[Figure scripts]

▽

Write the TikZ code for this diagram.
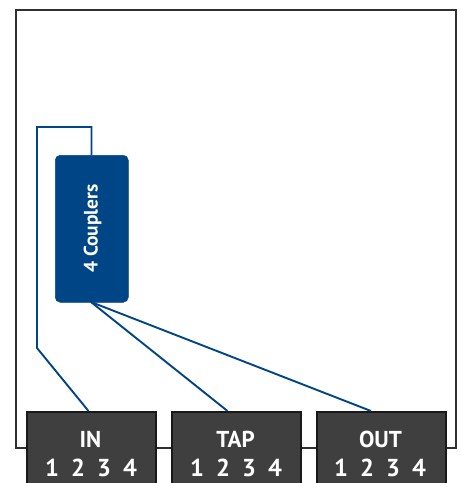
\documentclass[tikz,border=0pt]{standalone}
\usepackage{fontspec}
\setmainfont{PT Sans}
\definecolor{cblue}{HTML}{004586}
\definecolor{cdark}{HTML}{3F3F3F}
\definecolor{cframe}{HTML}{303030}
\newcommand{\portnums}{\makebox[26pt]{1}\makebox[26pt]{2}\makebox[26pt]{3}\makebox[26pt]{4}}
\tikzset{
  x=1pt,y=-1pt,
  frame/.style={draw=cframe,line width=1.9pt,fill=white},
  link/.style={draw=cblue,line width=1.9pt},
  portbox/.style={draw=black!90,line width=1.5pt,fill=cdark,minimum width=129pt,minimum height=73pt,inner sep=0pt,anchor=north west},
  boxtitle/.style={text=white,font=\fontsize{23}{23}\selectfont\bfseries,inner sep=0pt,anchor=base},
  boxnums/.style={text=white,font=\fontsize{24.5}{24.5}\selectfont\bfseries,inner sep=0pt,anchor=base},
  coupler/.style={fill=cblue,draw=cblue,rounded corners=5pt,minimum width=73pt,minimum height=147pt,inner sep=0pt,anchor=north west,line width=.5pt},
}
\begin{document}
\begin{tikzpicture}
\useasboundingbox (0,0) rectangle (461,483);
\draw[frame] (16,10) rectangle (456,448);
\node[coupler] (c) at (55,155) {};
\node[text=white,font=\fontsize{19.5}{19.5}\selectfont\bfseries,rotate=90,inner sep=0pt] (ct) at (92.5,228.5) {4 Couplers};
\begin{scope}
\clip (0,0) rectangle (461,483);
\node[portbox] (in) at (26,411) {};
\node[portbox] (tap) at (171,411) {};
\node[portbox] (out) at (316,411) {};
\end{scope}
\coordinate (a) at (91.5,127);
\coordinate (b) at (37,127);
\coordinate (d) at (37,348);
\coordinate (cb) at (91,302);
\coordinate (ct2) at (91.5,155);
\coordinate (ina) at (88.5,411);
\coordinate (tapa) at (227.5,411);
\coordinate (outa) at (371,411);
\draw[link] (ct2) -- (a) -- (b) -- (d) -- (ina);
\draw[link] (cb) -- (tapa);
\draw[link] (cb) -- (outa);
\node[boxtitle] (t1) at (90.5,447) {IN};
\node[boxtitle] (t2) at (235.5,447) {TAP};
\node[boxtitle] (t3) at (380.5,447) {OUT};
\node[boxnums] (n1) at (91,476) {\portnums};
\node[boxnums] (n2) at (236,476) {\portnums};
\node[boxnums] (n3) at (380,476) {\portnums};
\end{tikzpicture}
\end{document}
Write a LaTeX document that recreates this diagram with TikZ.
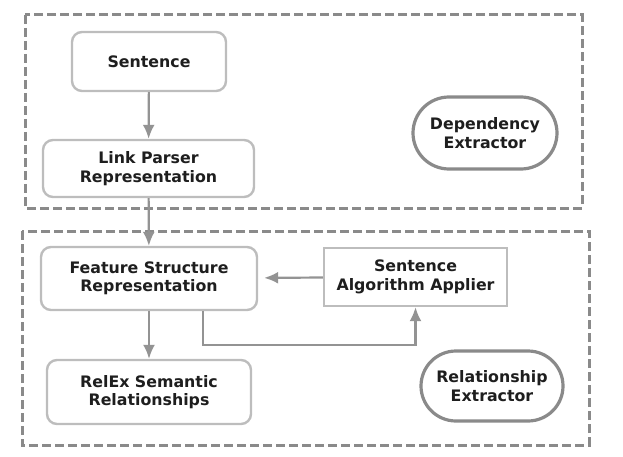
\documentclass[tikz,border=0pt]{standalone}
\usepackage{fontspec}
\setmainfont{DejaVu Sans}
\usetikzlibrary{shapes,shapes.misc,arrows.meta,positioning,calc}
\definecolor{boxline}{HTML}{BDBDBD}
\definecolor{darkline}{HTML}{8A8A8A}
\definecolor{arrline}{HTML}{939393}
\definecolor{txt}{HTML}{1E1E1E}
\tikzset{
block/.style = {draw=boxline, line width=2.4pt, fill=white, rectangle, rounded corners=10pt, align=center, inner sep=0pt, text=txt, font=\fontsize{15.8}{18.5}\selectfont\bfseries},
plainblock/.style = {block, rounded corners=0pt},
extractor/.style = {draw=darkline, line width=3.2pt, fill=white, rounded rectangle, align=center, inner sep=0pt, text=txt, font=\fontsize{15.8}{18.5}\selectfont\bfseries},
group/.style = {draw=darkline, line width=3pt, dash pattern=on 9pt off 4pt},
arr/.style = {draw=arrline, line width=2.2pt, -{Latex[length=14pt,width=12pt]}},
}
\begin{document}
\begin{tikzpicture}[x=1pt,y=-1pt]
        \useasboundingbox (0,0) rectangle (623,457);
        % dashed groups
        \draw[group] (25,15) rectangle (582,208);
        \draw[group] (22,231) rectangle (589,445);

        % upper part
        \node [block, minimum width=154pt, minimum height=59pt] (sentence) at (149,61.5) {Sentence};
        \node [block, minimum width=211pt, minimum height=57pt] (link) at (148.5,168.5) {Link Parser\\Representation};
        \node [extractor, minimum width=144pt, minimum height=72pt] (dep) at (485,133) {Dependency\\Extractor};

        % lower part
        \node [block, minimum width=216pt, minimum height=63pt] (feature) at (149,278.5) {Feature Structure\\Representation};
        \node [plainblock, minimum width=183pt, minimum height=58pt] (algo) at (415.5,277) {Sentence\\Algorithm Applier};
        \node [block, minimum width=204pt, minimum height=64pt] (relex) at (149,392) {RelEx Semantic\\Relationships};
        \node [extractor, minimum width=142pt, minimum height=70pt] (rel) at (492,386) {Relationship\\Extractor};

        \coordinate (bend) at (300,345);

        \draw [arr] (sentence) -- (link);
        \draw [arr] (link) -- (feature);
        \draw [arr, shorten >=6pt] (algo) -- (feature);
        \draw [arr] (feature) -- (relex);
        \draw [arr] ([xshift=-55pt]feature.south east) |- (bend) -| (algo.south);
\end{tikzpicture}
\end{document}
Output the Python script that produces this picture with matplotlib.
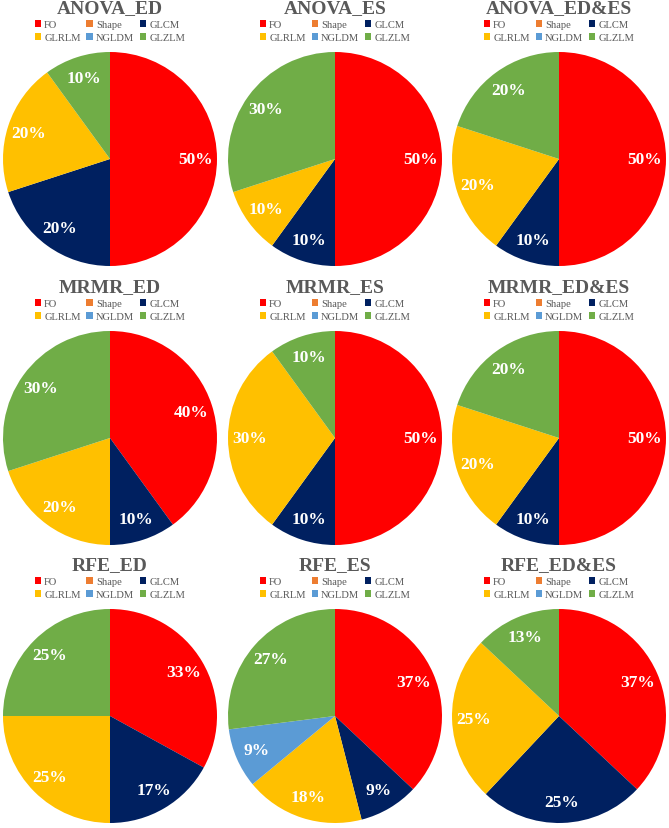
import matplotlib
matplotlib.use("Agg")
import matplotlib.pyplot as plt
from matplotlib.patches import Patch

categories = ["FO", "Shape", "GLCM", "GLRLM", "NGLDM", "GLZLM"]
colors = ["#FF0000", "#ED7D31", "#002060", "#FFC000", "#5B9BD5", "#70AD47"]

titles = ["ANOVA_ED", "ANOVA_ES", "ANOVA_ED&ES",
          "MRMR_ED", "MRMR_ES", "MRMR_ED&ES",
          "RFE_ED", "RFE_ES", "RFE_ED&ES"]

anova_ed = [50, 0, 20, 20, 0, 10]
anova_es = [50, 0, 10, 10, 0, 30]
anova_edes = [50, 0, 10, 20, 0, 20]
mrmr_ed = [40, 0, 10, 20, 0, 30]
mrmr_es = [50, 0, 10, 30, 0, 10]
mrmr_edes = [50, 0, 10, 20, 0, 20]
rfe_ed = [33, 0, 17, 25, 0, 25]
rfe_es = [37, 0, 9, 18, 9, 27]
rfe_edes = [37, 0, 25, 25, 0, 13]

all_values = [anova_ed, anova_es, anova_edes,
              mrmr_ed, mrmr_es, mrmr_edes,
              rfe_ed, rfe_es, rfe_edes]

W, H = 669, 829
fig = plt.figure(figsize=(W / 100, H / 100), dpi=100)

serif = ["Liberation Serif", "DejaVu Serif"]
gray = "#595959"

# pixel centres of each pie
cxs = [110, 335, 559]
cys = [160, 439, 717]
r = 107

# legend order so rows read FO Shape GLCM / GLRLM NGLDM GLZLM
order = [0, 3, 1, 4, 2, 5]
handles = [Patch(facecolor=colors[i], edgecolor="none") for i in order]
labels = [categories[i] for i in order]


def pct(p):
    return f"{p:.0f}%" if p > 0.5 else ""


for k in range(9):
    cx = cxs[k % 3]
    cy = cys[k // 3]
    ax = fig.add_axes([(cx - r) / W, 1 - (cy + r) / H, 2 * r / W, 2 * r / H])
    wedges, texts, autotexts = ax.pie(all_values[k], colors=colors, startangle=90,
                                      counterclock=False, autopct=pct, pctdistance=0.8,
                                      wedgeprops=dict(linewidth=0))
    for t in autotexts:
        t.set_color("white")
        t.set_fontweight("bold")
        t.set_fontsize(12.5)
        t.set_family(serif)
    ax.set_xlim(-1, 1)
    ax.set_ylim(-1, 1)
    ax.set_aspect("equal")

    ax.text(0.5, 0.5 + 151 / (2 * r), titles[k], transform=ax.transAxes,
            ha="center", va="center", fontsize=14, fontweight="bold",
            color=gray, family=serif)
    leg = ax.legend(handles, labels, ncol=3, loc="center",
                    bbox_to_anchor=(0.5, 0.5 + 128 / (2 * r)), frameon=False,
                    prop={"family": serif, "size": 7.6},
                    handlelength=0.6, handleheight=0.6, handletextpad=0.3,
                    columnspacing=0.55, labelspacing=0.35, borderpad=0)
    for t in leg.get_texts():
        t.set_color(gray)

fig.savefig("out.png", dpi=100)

△

### SHORT PROBLEM:
Copy exactly the material above from the line with "Write a LaTeX" to the line with "(22,231) rectangle (589,445);", ends included, and nothing else. Leave out any picture.

### CORRECT ANSWER:
Write a LaTeX document that recreates this diagram with TikZ.
\documentclass[tikz,border=0pt]{standalone}
\usepackage{fontspec}
\setmainfont{DejaVu Sans}
\usetikzlibrary{shapes,shapes.misc,arrows.meta,positioning,calc}
\definecolor{boxline}{HTML}{BDBDBD}
\definecolor{darkline}{HTML}{8A8A8A}
\definecolor{arrline}{HTML}{939393}
\definecolor{txt}{HTML}{1E1E1E}
\tikzset{
block/.style = {draw=boxline, line width=2.4pt, fill=white, rectangle, rounded corners=10pt, align=center, inner sep=0pt, text=txt, font=\fontsize{15.8}{18.5}\selectfont\bfseries},
plainblock/.style = {block, rounded corners=0pt},
extractor/.style = {draw=darkline, line width=3.2pt, fill=white, rounded rectangle, align=center, inner sep=0pt, text=txt, font=\fontsize{15.8}{18.5}\selectfont\bfseries},
group/.style = {draw=darkline, line width=3pt, dash pattern=on 9pt off 4pt},
arr/.style = {draw=arrline, line width=2.2pt, -{Latex[length=14pt,width=12pt]}},
}
\begin{document}
\begin{tikzpicture}[x=1pt,y=-1pt]
        \useasboundingbox (0,0) rectangle (623,457);
        % dashed groups
        \draw[group] (25,15) rectangle (582,208);
        \draw[group] (22,231) rectangle (589,445);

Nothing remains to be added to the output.